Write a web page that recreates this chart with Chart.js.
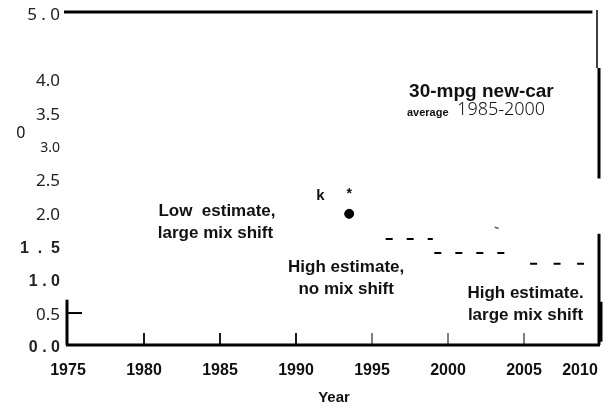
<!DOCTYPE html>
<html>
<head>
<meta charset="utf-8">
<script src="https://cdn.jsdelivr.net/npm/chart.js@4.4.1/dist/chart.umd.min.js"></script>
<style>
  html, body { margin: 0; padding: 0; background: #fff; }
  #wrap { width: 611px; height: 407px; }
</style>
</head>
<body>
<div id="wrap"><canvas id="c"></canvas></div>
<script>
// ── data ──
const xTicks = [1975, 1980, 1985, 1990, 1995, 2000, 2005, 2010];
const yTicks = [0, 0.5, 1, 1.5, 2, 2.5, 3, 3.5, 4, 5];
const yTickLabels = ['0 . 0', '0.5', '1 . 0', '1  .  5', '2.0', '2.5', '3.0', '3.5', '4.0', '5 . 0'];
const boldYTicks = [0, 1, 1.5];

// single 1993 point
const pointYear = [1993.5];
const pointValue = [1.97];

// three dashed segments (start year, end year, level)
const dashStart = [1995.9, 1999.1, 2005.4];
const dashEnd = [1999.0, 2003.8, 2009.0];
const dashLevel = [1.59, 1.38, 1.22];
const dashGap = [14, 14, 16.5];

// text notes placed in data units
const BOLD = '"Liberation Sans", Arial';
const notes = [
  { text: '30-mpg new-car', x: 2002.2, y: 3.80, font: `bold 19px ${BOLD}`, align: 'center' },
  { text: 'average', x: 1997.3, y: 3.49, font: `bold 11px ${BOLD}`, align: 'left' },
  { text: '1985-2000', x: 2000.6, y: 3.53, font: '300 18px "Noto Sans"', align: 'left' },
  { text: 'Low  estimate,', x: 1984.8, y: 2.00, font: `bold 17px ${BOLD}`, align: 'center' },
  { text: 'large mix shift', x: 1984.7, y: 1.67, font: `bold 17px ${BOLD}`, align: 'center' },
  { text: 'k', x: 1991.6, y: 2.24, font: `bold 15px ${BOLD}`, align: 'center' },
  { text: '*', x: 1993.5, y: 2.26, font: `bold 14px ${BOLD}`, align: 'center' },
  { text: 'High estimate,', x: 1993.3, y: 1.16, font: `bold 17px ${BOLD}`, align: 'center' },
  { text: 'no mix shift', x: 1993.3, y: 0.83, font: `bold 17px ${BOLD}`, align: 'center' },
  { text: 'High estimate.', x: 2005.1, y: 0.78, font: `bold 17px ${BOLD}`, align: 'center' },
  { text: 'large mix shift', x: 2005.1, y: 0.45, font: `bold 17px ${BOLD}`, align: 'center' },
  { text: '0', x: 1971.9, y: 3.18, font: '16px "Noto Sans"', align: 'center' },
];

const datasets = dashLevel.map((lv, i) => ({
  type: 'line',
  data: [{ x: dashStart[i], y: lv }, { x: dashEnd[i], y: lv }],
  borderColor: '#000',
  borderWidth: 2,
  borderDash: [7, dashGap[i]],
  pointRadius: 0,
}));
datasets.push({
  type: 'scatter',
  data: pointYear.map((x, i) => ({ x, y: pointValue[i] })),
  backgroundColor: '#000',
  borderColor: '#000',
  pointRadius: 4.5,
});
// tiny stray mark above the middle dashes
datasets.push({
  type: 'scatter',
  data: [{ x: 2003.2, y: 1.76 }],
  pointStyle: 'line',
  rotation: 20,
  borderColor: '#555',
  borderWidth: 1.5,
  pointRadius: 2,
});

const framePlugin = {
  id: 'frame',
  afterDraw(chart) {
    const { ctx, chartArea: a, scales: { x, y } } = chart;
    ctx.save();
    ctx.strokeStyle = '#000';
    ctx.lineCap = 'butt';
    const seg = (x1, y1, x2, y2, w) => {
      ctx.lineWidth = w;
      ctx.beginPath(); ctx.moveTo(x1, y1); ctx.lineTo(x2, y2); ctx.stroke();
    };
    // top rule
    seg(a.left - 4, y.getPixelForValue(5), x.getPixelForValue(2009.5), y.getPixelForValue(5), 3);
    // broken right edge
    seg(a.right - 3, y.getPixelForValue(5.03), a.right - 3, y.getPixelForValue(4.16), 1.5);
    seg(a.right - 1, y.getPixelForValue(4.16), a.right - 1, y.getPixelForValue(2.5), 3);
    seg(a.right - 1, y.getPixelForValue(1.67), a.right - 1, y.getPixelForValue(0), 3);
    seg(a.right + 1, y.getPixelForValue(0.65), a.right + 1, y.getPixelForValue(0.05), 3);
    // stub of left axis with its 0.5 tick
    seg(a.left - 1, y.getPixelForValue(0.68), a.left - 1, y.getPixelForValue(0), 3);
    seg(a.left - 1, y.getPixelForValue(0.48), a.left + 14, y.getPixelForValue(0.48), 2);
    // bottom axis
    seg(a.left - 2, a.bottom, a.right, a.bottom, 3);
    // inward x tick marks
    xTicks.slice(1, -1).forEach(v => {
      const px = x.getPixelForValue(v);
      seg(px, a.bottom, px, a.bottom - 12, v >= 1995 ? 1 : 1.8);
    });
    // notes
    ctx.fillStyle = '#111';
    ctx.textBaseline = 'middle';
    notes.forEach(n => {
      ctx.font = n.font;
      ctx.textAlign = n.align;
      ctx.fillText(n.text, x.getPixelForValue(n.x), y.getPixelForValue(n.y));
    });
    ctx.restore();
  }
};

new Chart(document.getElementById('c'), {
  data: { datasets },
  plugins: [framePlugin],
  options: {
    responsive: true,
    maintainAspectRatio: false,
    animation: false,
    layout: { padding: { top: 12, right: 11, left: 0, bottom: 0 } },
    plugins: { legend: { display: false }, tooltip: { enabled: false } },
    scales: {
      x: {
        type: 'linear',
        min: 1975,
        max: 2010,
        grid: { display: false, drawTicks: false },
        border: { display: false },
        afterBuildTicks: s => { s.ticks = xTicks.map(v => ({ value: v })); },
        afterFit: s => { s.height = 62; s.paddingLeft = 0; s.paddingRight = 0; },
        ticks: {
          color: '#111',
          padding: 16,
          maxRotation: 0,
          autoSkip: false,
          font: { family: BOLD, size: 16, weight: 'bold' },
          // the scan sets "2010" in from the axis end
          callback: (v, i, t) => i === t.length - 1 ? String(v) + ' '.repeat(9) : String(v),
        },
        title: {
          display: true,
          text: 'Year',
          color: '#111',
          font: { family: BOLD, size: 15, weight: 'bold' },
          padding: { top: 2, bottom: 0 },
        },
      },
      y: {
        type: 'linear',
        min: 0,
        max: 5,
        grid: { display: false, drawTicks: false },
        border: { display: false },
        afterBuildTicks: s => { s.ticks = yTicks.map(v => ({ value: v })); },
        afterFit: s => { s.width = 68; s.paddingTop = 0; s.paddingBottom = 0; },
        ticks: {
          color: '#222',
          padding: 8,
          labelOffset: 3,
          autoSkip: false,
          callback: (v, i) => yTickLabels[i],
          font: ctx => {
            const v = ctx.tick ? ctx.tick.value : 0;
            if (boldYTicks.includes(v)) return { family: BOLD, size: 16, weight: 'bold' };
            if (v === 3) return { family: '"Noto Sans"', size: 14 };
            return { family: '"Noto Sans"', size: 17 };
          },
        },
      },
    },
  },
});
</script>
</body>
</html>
----
Task prompt: Omit each picture, then return all of the listing exactly as it stands.

The completed task:
Write a web page that recreates this chart with Chart.js.
<!DOCTYPE html>
<html>
<head>
<meta charset="utf-8">
<script src="https://cdn.jsdelivr.net/npm/chart.js@4.4.1/dist/chart.umd.min.js"></script>
<style>
  html, body { margin: 0; padding: 0; background: #fff; }
  #wrap { width: 611px; height: 407px; }
</style>
</head>
<body>
<div id="wrap"><canvas id="c"></canvas></div>
<script>
// ── data ──
const xTicks = [1975, 1980, 1985, 1990, 1995, 2000, 2005, 2010];
const yTicks = [0, 0.5, 1, 1.5, 2, 2.5, 3, 3.5, 4, 5];
const yTickLabels = ['0 . 0', '0.5', '1 . 0', '1  .  5', '2.0', '2.5', '3.0', '3.5', '4.0', '5 . 0'];
const boldYTicks = [0, 1, 1.5];

// single 1993 point
const pointYear = [1993.5];
const pointValue = [1.97];

// three dashed segments (start year, end year, level)
const dashStart = [1995.9, 1999.1, 2005.4];
const dashEnd = [1999.0, 2003.8, 2009.0];
const dashLevel = [1.59, 1.38, 1.22];
const dashGap = [14, 14, 16.5];

// text notes placed in data units
const BOLD = '"Liberation Sans", Arial';
const notes = [
  { text: '30-mpg new-car', x: 2002.2, y: 3.80, font: `bold 19px ${BOLD}`, align: 'center' },
  { text: 'average', x: 1997.3, y: 3.49, font: `bold 11px ${BOLD}`, align: 'left' },
  { text: '1985-2000', x: 2000.6, y: 3.53, font: '300 18px "Noto Sans"', align: 'left' },
  { text: 'Low  estimate,', x: 1984.8, y: 2.00, font: `bold 17px ${BOLD}`, align: 'center' },
  { text: 'large mix shift', x: 1984.7, y: 1.67, font: `bold 17px ${BOLD}`, align: 'center' },
  { text: 'k', x: 1991.6, y: 2.24, font: `bold 15px ${BOLD}`, align: 'center' },
  { text: '*', x: 1993.5, y: 2.26, font: `bold 14px ${BOLD}`, align: 'center' },
  { text: 'High estimate,', x: 1993.3, y: 1.16, font: `bold 17px ${BOLD}`, align: 'center' },
  { text: 'no mix shift', x: 1993.3, y: 0.83, font: `bold 17px ${BOLD}`, align: 'center' },
  { text: 'High estimate.', x: 2005.1, y: 0.78, font: `bold 17px ${BOLD}`, align: 'center' },
  { text: 'large mix shift', x: 2005.1, y: 0.45, font: `bold 17px ${BOLD}`, align: 'center' },
  { text: '0', x: 1971.9, y: 3.18, font: '16px "Noto Sans"', align: 'center' },
];

const datasets = dashLevel.map((lv, i) => ({
  type: 'line',
  data: [{ x: dashStart[i], y: lv }, { x: dashEnd[i], y: lv }],
  borderColor: '#000',
  borderWidth: 2,
  borderDash: [7, dashGap[i]],
  pointRadius: 0,
}));
datasets.push({
  type: 'scatter',
  data: pointYear.map((x, i) => ({ x, y: pointValue[i] })),
  backgroundColor: '#000',
  borderColor: '#000',
  pointRadius: 4.5,
});
// tiny stray mark above the middle dashes
datasets.push({
  type: 'scatter',
  data: [{ x: 2003.2, y: 1.76 }],
  pointStyle: 'line',
  rotation: 20,
  borderColor: '#555',
  borderWidth: 1.5,
  pointRadius: 2,
});

const framePlugin = {
  id: 'frame',
  afterDraw(chart) {
    const { ctx, chartArea: a, scales: { x, y } } = chart;
    ctx.save();
    ctx.strokeStyle = '#000';
    ctx.lineCap = 'butt';
    const seg = (x1, y1, x2, y2, w) => {
      ctx.lineWidth = w;
      ctx.beginPath(); ctx.moveTo(x1, y1); ctx.lineTo(x2, y2); ctx.stroke();
    };
    // top rule
    seg(a.left - 4, y.getPixelForValue(5), x.getPixelForValue(2009.5), y.getPixelForValue(5), 3);
    // broken right edge
    seg(a.right - 3, y.getPixelForValue(5.03), a.right - 3, y.getPixelForValue(4.16), 1.5);
    seg(a.right - 1, y.getPixelForValue(4.16), a.right - 1, y.getPixelForValue(2.5), 3);
    seg(a.right - 1, y.getPixelForValue(1.67), a.right - 1, y.getPixelForValue(0), 3);
    seg(a.right + 1, y.getPixelForValue(0.65), a.right + 1, y.getPixelForValue(0.05), 3);
    // stub of left axis with its 0.5 tick
    seg(a.left - 1, y.getPixelForValue(0.68), a.left - 1, y.getPixelForValue(0), 3);
    seg(a.left - 1, y.getPixelForValue(0.48), a.left + 14, y.getPixelForValue(0.48), 2);
    // bottom axis
    seg(a.left - 2, a.bottom, a.right, a.bottom, 3);
    // inward x tick marks
    xTicks.slice(1, -1).forEach(v => {
      const px = x.getPixelForValue(v);
      seg(px, a.bottom, px, a.bottom - 12, v >= 1995 ? 1 : 1.8);
    });
    // notes
    ctx.fillStyle = '#111';
    ctx.textBaseline = 'middle';
    notes.forEach(n => {
      ctx.font = n.font;
      ctx.textAlign = n.align;
      ctx.fillText(n.text, x.getPixelForValue(n.x), y.getPixelForValue(n.y));
    });
    ctx.restore();
  }
};

new Chart(document.getElementById('c'), {
  data: { datasets },
  plugins: [framePlugin],
  options: {
    responsive: true,
    maintainAspectRatio: false,
    animation: false,
    layout: { padding: { top: 12, right: 11, left: 0, bottom: 0 } },
    plugins: { legend: { display: false }, tooltip: { enabled: false } },
    scales: {
      x: {
        type: 'linear',
        min: 1975,
        max: 2010,
        grid: { display: false, drawTicks: false },
        border: { display: false },
        afterBuildTicks: s => { s.ticks = xTicks.map(v => ({ value: v })); },
        afterFit: s => { s.height = 62; s.paddingLeft = 0; s.paddingRight = 0; },
        ticks: {
          color: '#111',
          padding: 16,
          maxRotation: 0,
          autoSkip: false,
          font: { family: BOLD, size: 16, weight: 'bold' },
          // the scan sets "2010" in from the axis end
          callback: (v, i, t) => i === t.length - 1 ? String(v) + ' '.repeat(9) : String(v),
        },
        title: {
          display: true,
          text: 'Year',
          color: '#111',
          font: { family: BOLD, size: 15, weight: 'bold' },
          padding: { top: 2, bottom: 0 },
        },
      },
      y: {
        type: 'linear',
        min: 0,
        max: 5,
        grid: { display: false, drawTicks: false },
        border: { display: false },
        afterBuildTicks: s => { s.ticks = yTicks.map(v => ({ value: v })); },
        afterFit: s => { s.width = 68; s.paddingTop = 0; s.paddingBottom = 0; },
        ticks: {
          color: '#222',
          padding: 8,
          labelOffset: 3,
          autoSkip: false,
          callback: (v, i) => yTickLabels[i],
          font: ctx => {
            const v = ctx.tick ? ctx.tick.value : 0;
            if (boldYTicks.includes(v)) return { family: BOLD, size: 16, weight: 'bold' };
            if (v === 3) return { family: '"Noto Sans"', size: 14 };
            return { family: '"Noto Sans"', size: 17 };
          },
        },
      },
    },
  },
});
</script>
</body>
</html>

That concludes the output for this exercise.